The end of the impostor rom-com is like dates three, four, five or more — when the guise is removed, we see if the con of courtship can produce something genuine. “All these stories hinge on a climax where the reveal is a threat to the relationship, but it’s not so horrible that it can’t be overcome,” Mernit says. “The person proves nonetheless they’re still worth loving and it’s okay.”

The believability of that reconciliation is crucial. How wide is the gap between who we are and who we want to be? Does the person we love believe we can cross it — and are they willing to help us?
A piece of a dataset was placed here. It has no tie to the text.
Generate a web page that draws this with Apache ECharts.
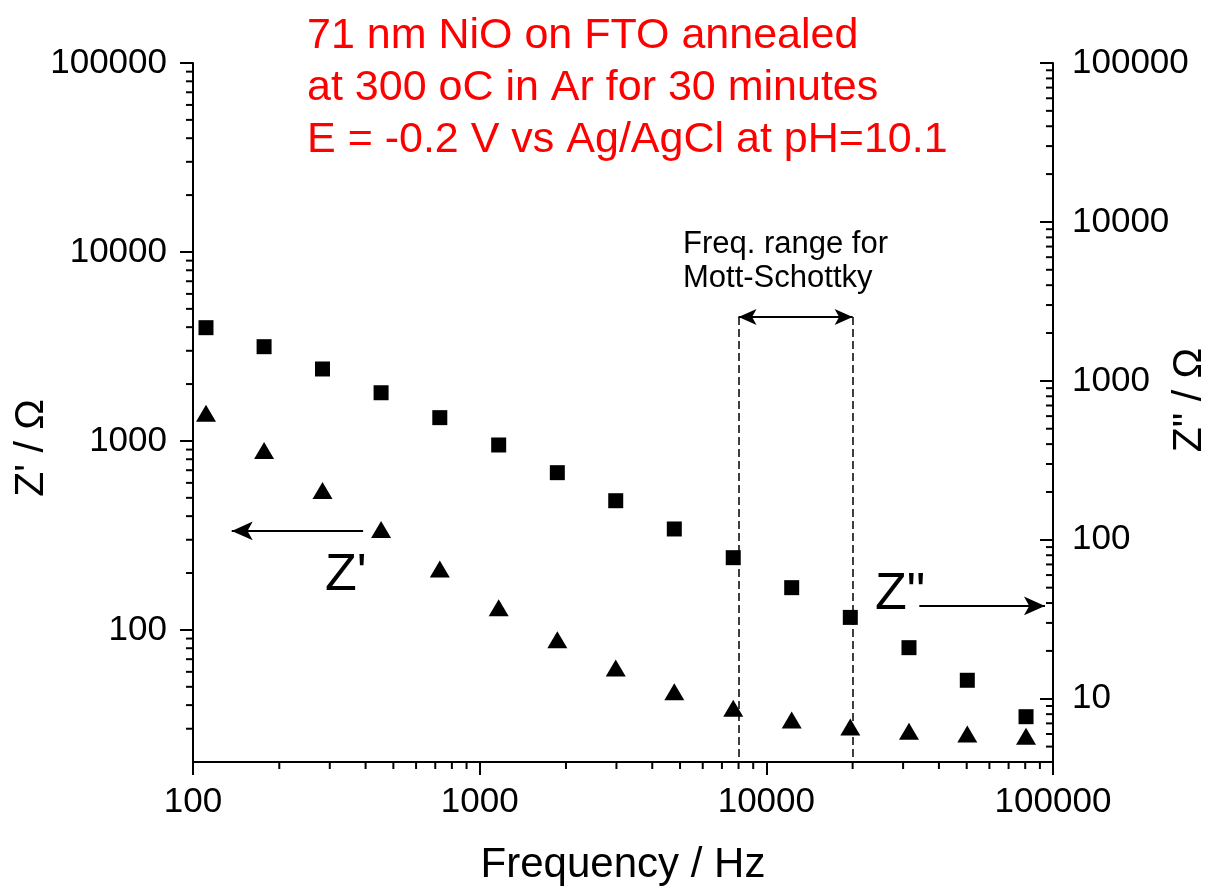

Dave decides to run for city council as himself — and the first lady shows up to help. But in “Big,” the gap is too wide — after Perkins’s character knows the truth, she mumbles something about giving Josh her number just in case, but then just drives him home. In “Tootsie,” after Hoffman’s character makes his plea to Lange’s to take him back into her life, we watch her face, anxiously. As Mernit puts it, when it comes to love, “What truths can we bear?”

And at the end of “Working Girl,” after Ford’s character risks his career to save Griffith’s, and he packs her a lunch to send her off to her new job, he’s not just handing her a peanut butter and jelly sandwich and Twinkies. He’s showing that he believes she can cross from the secretary’s office to the executive’s, from Staten Island to Manhattan, and that he will help ferry her along. What more could we want in someone?